LE CHANGEMENT ECONOMIQUE : UNE AFFAIRE DE CULTURE ?



Au cours des cinq dernières décennies, le problème du sous-développement a pris des proportions tragiques, en raison de l’aggravation des inégalités entre les nations. Que n’a-t-on pas dit et écrit sur la question ! D’aucuns peuvent dès lors difficilement imaginer ce qu’on pourrait ajouter ni même répéter utilement.
Le problème pourtant présente une acuité certaine et la nécessité d’une explication théorique se fait toujours sentir pour saisir le sens des différences de niveaux de vie observées. Alors que, durant plus d’un demi-siècle, le changement social a progressé à grands pas de par le monde, on peut compter sur les doigts le nombre de pays qui ont réalisé une mutation significative. A la réflexion, il me parait important de reprendre la question posée par les grands penseurs du XIX ème siècle et par nombre historiens contemporains : pourquoi – excepté le cas remarquable du Japon – la révolution industrielle ainsi que l’ordre social et culturel qui l’a accompagné ont dû surgir en Europe du nord-ouest, à une époque donnée et pas ailleurs ni à une autre époque ? Comment se fait-il que le monde islamique, l’Inde et la Chine qui, dans le passé, étaient à beaucoup d’égards en avance sur l’Europe n’aient pas eu inventer et promouvoir ce type nouveau de société ?
En 1930, Chakib Arsalane relançait une question qui ne cessait de tourmenter la pensée islamique : «  pourquoi les Musulmans sont-ils en retard et pourquoi d’autres sont-ils en avance ? » (traduction littérale de l’arabe). On notera au passage que c’est dans cette perspective générale que se situe l’analyse pénétrante d’Ibn Khaldoun (Al mouqaddima).
Des questions d’historien certes mais il est souhaitable que des éléments de réponse puissent y être apportés par l’économiste. Sans doute tiennent-elles pour valable au départ la notion de progrès et donnent un caractère idéal au prototype européen de la société industrielle. Mais si, comme il convient de le faire, on s’abstient de souscrire à la théorie de l’évolution unilinéaire des formations sociales, l’histoire peut être considérée comme un mouvement vers plus de bien-être et de prospérité, un mouvement continuel que les peuples divers mettent plus ou moins activement en œuvre.
Progrès, bien-être : des mots dont il importe de bien saisir le sens relatif. D’où la nécessité de circonscrire la notion de développement – une entité plus aisément sentie que définie – de la démêler (pour ne pas la confondre avec celle de croissance), de la libérer de sa lourde chape d’occidentalo-centrisme et de pharisaïsme.

Les entraves souterraines
Les nations nanties doivent-elles leur avance essentiellement au pillage de leurs colonies et à la rapine effrénée qui l’a suivi ? Inversement, l’infortune des pays décolonisés s’explique-t-elle seulement par les sujétions passées ? S’agit-il d’un « retard » (conférence de Bandung en 1955) ? Est-ce une affaire de PNB ou de PIB ? Répondre n’est assurément pas facile.

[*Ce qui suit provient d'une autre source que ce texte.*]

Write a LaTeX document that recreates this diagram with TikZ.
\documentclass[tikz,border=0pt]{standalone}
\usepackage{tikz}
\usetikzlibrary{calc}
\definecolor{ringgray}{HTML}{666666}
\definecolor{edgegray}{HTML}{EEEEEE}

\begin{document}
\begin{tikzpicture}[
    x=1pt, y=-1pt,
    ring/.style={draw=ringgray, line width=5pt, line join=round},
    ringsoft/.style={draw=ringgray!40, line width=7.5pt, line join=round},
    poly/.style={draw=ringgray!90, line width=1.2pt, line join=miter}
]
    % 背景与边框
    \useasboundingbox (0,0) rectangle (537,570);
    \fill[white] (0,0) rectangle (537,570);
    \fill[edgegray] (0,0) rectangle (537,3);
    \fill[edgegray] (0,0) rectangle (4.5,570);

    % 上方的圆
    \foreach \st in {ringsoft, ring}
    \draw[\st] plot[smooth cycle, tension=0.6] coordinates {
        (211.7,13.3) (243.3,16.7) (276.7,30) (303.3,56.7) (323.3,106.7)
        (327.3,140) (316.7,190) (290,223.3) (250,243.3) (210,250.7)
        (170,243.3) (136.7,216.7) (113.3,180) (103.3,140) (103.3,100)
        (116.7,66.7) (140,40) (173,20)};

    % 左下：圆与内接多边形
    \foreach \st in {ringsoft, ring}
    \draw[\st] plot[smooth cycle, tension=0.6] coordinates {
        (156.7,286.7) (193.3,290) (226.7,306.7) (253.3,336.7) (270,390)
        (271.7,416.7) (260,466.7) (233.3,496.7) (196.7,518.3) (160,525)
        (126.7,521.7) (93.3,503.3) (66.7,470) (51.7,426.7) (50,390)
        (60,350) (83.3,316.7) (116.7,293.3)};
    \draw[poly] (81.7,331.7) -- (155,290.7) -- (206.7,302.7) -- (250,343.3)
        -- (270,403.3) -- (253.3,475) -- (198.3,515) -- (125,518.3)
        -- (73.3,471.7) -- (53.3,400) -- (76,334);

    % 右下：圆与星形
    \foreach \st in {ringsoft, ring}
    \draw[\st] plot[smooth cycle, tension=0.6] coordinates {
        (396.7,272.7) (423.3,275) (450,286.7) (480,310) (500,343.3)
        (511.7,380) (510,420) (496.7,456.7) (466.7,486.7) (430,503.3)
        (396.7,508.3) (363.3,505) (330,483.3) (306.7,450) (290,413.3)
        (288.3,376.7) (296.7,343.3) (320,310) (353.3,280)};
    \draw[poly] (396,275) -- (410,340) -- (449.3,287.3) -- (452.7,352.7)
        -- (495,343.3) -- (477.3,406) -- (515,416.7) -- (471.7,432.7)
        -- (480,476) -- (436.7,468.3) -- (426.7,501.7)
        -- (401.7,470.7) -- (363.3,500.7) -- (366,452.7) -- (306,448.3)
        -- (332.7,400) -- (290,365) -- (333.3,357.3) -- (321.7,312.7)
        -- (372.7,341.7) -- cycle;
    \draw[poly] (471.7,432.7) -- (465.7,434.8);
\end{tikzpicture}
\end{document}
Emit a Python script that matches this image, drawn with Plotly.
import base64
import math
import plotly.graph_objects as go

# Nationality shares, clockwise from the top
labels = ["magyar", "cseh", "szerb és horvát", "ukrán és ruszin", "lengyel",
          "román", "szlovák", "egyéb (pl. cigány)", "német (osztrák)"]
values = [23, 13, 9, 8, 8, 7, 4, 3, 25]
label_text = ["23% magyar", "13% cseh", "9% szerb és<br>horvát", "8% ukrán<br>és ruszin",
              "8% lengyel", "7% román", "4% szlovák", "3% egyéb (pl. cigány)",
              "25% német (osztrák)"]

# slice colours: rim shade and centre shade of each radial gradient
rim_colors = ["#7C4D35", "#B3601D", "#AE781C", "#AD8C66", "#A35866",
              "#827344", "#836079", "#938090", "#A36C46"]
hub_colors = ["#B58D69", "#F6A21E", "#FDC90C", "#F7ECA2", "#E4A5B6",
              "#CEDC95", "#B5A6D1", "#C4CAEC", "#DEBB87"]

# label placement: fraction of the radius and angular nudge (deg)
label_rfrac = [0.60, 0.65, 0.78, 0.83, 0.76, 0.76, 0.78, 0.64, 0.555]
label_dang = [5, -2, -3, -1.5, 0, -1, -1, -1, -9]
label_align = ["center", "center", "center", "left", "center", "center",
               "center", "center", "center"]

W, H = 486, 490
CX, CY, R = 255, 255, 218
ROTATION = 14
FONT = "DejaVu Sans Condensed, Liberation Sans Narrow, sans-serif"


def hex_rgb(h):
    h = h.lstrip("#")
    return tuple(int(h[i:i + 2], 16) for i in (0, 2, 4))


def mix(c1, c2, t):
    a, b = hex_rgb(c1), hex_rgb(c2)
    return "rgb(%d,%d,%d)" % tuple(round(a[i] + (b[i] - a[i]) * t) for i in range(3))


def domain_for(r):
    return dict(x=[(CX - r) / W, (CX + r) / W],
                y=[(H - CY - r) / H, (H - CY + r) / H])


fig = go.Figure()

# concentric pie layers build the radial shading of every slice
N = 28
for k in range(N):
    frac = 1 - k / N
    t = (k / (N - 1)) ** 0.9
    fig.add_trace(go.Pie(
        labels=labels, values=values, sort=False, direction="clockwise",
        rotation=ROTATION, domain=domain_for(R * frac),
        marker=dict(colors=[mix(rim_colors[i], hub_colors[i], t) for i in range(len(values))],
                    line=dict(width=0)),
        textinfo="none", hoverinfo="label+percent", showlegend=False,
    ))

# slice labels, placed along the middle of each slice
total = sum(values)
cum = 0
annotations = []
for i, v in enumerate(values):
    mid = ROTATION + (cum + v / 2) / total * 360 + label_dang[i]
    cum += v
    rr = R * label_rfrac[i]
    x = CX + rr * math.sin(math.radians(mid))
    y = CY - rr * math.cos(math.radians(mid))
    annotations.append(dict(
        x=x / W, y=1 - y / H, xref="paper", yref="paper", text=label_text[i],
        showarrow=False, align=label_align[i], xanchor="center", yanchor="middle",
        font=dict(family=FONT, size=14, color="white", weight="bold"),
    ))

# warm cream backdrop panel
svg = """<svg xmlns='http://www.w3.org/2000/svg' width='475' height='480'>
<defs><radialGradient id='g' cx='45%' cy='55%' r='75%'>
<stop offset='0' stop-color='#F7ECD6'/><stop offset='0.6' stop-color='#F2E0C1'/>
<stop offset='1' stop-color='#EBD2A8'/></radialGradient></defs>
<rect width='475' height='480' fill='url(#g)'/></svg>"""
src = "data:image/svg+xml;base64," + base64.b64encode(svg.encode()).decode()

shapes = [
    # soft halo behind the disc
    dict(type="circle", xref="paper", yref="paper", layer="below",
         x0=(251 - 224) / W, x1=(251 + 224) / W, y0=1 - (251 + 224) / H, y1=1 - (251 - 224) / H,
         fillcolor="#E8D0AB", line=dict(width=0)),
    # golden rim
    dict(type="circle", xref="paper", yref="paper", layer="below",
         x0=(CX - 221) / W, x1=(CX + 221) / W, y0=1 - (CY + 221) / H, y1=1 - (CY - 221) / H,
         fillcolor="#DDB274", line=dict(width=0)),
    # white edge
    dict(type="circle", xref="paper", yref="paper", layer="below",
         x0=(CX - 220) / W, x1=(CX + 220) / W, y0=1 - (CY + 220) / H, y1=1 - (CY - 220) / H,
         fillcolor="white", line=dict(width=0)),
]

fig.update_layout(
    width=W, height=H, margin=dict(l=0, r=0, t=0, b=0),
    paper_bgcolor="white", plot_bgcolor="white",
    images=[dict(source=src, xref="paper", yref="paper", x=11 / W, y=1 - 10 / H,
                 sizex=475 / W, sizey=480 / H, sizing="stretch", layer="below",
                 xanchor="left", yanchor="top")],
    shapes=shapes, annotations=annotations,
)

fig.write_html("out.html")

Néanmoins il est des faits qui ne doivent pas laisser indifférent : des pays comme la Suisse, l’Autriche, la Suède, la Norvège et le Danemark n’ont jamais eu de colonies ; tandis que d’autres tels l’Ethiopie, le Népal, l’Afghanistan et le Tibet n’ont pas (ou pratiquement pas) été colonisés. L'expansion coloniale a même été préjudiciable à l’Espagne et au Portugal…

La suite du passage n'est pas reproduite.